How do I come up with character names?  I must admit that I don’t have many cogent, coherent things to say about the process because, for me, it’s largely intuitive.   Over the course of writing a book, I usually try on a number of names for my protagonist until one just seems to fit the character that’s on the page.

Sometimes I think a name is right for a character when I start a manuscript, but then the character morphs during the writing process.  There are actually quite a few variables when picking a name.  The first name has to sound good with the last name.  And you can’t have too many character names in a book that are too similar because that can confuse the reader.  You would think that naming the primary characters would be one of the more straightforward parts of writing a novel, but I always seem to struggle with it.

Since I don’t have a lot to say on this week's topic, and Bouchercon has just wrapped up in Cleveland, I’m going to cheat a bit by rerunning my post from last year on 9 things that you might overhear in the bar at Bouchercon (slightly updated).  I wish I could have been there, and I want to congratulate Criminal Mind emeritus Michael Wiley on his Shamus Award win for A Bad Night’s Sleep!

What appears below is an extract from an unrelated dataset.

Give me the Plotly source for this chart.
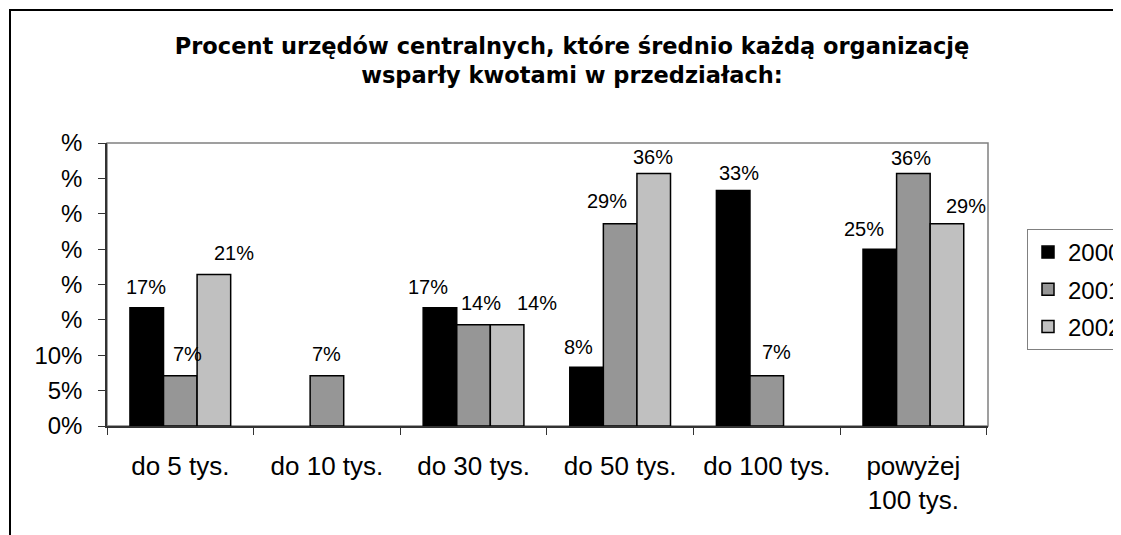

1. “My agent says that because my last book didn’t sell, I’m going to have to publish my next book under another name. In fact, it was so bad that she says that my wife and kids are going to have to change their names, too.”

2. “At every panel at Bouchercon, there’s always that one guy in the front row who wants to explain to everyone during the Q&A about how self-published e-books have killed traditional publishing. I know it’s not always the same person, but it feels like it’s the same person.”

3. “Forget biorhythms. I never feel better than when my Amazon rating spikes.”

4. “My next book is a stand-alone, but it could also be the first book in a series. It’s a mystery, but it has thriller, paranormal and dystopian elements. It’s the Swiss army knife of books.”

5. “See, it’s kind of like Strangers on a Train.  I’ll create sockpuppets for your book, and you create sockpuppets for mine.  It’s the perfect crime.”

6. “I’m writing a YA noir. With the economy and the environment in the toilet, kids are going to need to understand earlier than ever that life is bleak and unjust.”

7. “My cover art looks like it was drawn in poo on the bottom of the monkey cage at the zoo. And not by a smart, Rise of the Planet of the Apes monkey. No, I'm talking about the other monkeys.”

8. “For my next book, I’m doing a virtual book tour. I’m going virtually nowhere.”

9. “After four or five stiff drinks in the bar at Bouchercon, this whole publishing business starts to make sense to me."


Unknown said...

I especially love #9.

Reece said...

I hope we both make it to B'con next year, Sue Ann!

lil Gluckstern said...

I'm only a reader, but #9 makes real good sense to me. Anything logical is not comprehensible. My commiserations to those whom I read.

Reece said...

Hi Lil -- Even though we grouse a bit (or a lot, as the case may be), we're all very lucky to be writing and reaching readers.